Public Summary Comments

“Overall an interesting project, which stands out through its connection to a local university. The updates to the application significantly improved its performance. The incomplete application and its initial presentation led to an overall lower scoring of #3 and #4. Timely and complete submissions would improve this score.”

“Small gaps remain in the pipeline for long-term regional scale and the depth of institutional co-funding, mostly on sustaining non-pilot cohorts and cross-region replication. Working across both hubs does add complexity and it is not exactly clear what the value add is of two hubs or how exactly the two hubs would collaborate.”

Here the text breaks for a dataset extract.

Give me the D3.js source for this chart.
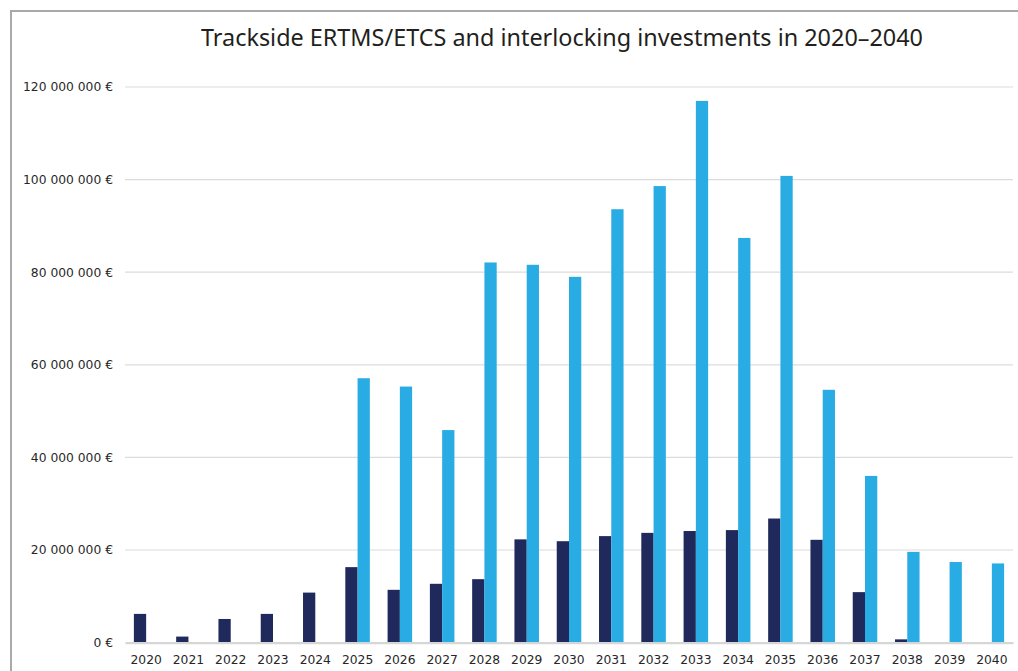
<!DOCTYPE html>
<html>
<head>
<meta charset="utf-8">
<script src="https://cdn.jsdelivr.net/npm/d3@7"></script>
<style>
  html, body { margin: 0; padding: 0; background: #ffffff; }
  svg { display: block; }
</style>
</head>
<body>
<svg id="chart" width="1018" height="671"></svg>
<script>
// Annual investment figures (EUR)
const years = ["2020","2021","2022","2023","2024","2025","2026","2027","2028","2029","2030",
               "2031","2032","2033","2034","2035","2036","2037","2038","2039","2040"];
const interlocking = [6.2e6, 1.3e6, 5.1e6, 6.2e6, 10.8e6, 16.3e6, 11.4e6, 12.7e6, 13.7e6, 22.3e6, 21.9e6,
                      23.0e6, 23.7e6, 24.1e6, 24.3e6, 26.8e6, 22.2e6, 10.9e6, 0.7e6, 0, 0];
const ertms = [0, 0, 0, 0, 0, 57.1e6, 55.3e6, 45.9e6, 82.1e6, 81.6e6, 79.0e6,
               93.6e6, 98.6e6, 117.0e6, 87.4e6, 100.8e6, 54.6e6, 36.0e6, 19.6e6, 17.4e6, 17.1e6];
const seriesKeys = ["interlocking", "ertms"];
const yTicks = [0, 20e6, 40e6, 60e6, 80e6, 100e6, 120e6];
const titleText = "Trackside ERTMS/ETCS and interlocking investments in 2020\u20132040";

const colors = { interlocking: "#1f295b", ertms: "#29ace3" };

const svg = d3.select("#chart");
const plot = { left: 125, right: 1013, top: 87, bottom: 642.6 };

// Outer frame
svg.append("rect")
  .attr("x", 11).attr("y", 11)
  .attr("width", 1030).attr("height", 700)
  .attr("fill", "none")
  .attr("stroke", "#a9a9a9")
  .attr("stroke-width", 2);

// Title
svg.append("text")
  .attr("x", 562).attr("y", 46)
  .attr("text-anchor", "middle")
  .attr("font-family", "'Noto Sans', sans-serif")
  .attr("font-size", 23)
  .attr("fill", "#231f20")
  .attr("textLength", 722)
  .attr("lengthAdjust", "spacingAndGlyphs")
  .text(titleText);

const x = d3.scaleBand().domain(years).range([plot.left, plot.right]).paddingInner(0.42).paddingOuter(0.21);
const x1 = d3.scaleBand().domain(seriesKeys).range([0, x.bandwidth()]).padding(0);
const y = d3.scaleLinear().domain([0, 120e6]).range([plot.bottom, plot.top]);

// Gridlines
svg.append("g")
  .selectAll("line")
  .data(yTicks.filter(d => d > 0))
  .join("line")
  .attr("x1", plot.left).attr("x2", plot.right)
  .attr("y1", d => y(d)).attr("y2", d => y(d))
  .attr("stroke", "#dcdcdc")
  .attr("stroke-width", 1.2);

// Y axis labels
const fmt = v => d3.format(",")(v).replace(/,/g, " ") + " \u20ac";
const yAxis = svg.append("g")
  .attr("transform", `translate(${plot.left},0)`)
  .call(d3.axisLeft(y).tickValues(yTicks).tickFormat(fmt).tickSize(0).tickPadding(12));
yAxis.select(".domain").remove();
yAxis.selectAll("text")
  .attr("font-family", "'DejaVu Sans', Verdana, sans-serif")
  .attr("font-size", 12.3)
  .attr("fill", "#262626");

// Bars
const rows = years.map((yr, i) => ({ year: yr, interlocking: interlocking[i], ertms: ertms[i] }));
const groups = svg.append("g")
  .selectAll("g")
  .data(rows)
  .join("g")
  .attr("transform", d => `translate(${x(d.year)},0)`);
groups.selectAll("rect")
  .data(d => seriesKeys.map(k => ({ key: k, value: d[k] })).filter(e => e.value > 0))
  .join("rect")
  .attr("x", d => x1(d.key))
  .attr("width", x1.bandwidth())
  .attr("y", d => y(d.value))
  .attr("height", d => y(0) - y(d.value))
  .attr("fill", d => colors[d.key]);

// X axis (baseline + year labels)
const xAxis = svg.append("g")
  .attr("transform", `translate(0,${plot.bottom})`)
  .call(d3.axisBottom(x).tickSize(0).tickPadding(12.5));
xAxis.select(".domain")
  .attr("stroke", "#d6d6d6")
  .attr("stroke-width", 2.2);
xAxis.selectAll("text")
  .attr("font-family", "'DejaVu Sans', Verdana, sans-serif")
  .attr("font-size", 12.3)
  .attr("fill", "#262626");
</script>
</body>
</html>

“Overall, this is an incredibly strong program that could only be improved by increasing the accountability of builders in the program to the needs of local communities. By explicitly including the regenerative and community-led projects that builders could work alongside to develop new public goods, the program would be more deeply aligned with the Localism Fund’s explicit focus on localism. The program’s core strengths lie in the design of the incubator which is clear and professionally orchestrated. The program also offers an equally elegant and well designed impact measurement with clear goals related to adoption on Celo, catalyzed and accelerated by public goods built across the African continent.”


Evaluation Summary

The Builder Incubation for African Universities program presents a strong and credible proposal grounded in two well-established hubs with a proven track record in youth builder support, onchain public goods, and university-based incubation. Reviewers found the program design clear, structured, and executable, with robust operational mechanisms, transparent impact reporting, and demonstrated fundraising capacity, contributing to a solid overall score of 10.6 / 16. Strengths include experienced regional teams, meaningful university partnerships, and a well-defined incubation flow supported by tools like Karma GAP. Key areas for improvement relate to clarifying long-term financial sustainability, strengthening the justification and collaboration model between the two hubs, and more explicitly integrating community-rooted partners to ensure builder priorities reflect real local needs. Overall, this is viewed as a high-potential, high-credibility initiative that would benefit from deeper community anchoring and clearer co-funding structure but stands out as a strong candidate for support.